Saturday, January 3, 2009

A teaspoon of new thinking for the Web

I thought maybe I'd take a few minutes here to talk about the ideal site-management software I've been mulling about in my head for years now. There are actually pieces of this software on my laptop's hard drive (which reminds me, time to back up again), but it's more proof-of-concept stuff more than anything right now.

The core idea originated in an internal perfectionist tirade I had while building a simplistic content-publishing site in LAMP. The modus operandi for LAMP is that your content is stored in a database, and a script fits that content every time it is requested into HTML.

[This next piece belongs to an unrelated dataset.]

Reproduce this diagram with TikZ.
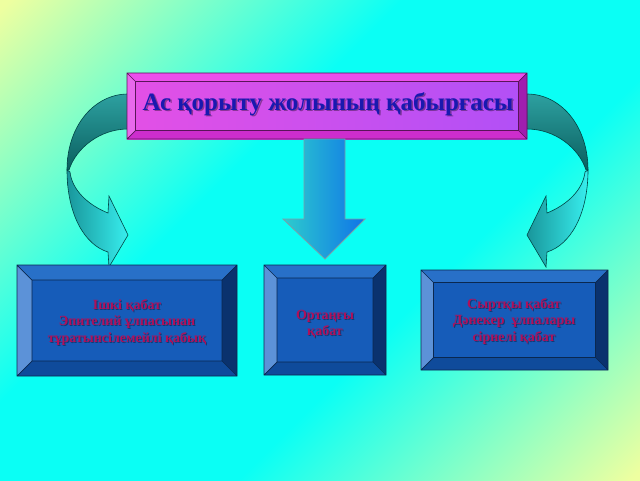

The database model has won the day because it is very flexible and supports a model that is pretty easy to understand, but it's always nagged at me that, especially for a site that publishes high volumes of content, code on the web server is constantly issuing queries (as opposed to just quickly navigating a file tree), fetching the pieces of content, and custom-assembling what is almost always the same exact content for every visitor. Bigger players in this space often use caching—essentially, inserting yet another server between publisher and reader that keeps a copy of this custom-assembled page to serve up to multiple people instead of having the backend server do it again for every request.

When I first discovered markup languages like HTML I was very intrigued by them. They (at least when used properly) don't just pretty things up, but they also impose a structure for a document. What's so great about that structure, though, is that it means that if you construct your document carefully, you can read it back again and deconstruct it into its component pieces (i.e. title, publication date, author, text). If a web publishing platform took this into account, it could circumvent the whole process of assembling the same servable content for each visitor and still retain the flexibility, permitting each document to be changed simply by reading it in, changing what needed changing, and writing it back out again.

There's one other piece to the puzzle that makes my platform complete, though. Despite all this tirade about inefficiencies in web publishing, I am actually a great fan of what is possibly the most inefficient platform of all, Zope. The reason for this is the model by which I interact with it; instead of dealing with rows in databases or opaque files on disk, I instead deal with Python objects, whose classes can encapsulate all kinds of behavior. I determined that if I take the read-in/change/write-out bit named above and apply it to object persistence, I can now insert the power and ease-of-use of object-orientation into this very efficient platform. It's kind of heady, honestly.

I call the whole thing "teaspoon", which is a bit of a geeky play on words; round-tripping a flat-file form to objects and back is called persistence, and I'm parsing HTML as "tag soup"; giving me the concept of "tag-soup persistence". The Python module for this is called tsp, which is also the common abbreviation of the good old teaspoon measurement that I still use cooking today... and so I have my sufficiently Web 2.0 name ready to go.

The teaspoon approach is not without its limitations, of course; it's impractical to use to create just about any highly interactive web service, for example—but those services justify the idea of constructing custom content for every request in the first place. The neat thing, though, is that both kinds of approaches can coexist in a Web world built on open standards. There's no reason a portal like iGoogle can't show a feed from a teaspoon-built blog, for example. Similarly, by utilizing things like IFRAMEs and JavaScript, content in teaspoon can transclude live content from another platform.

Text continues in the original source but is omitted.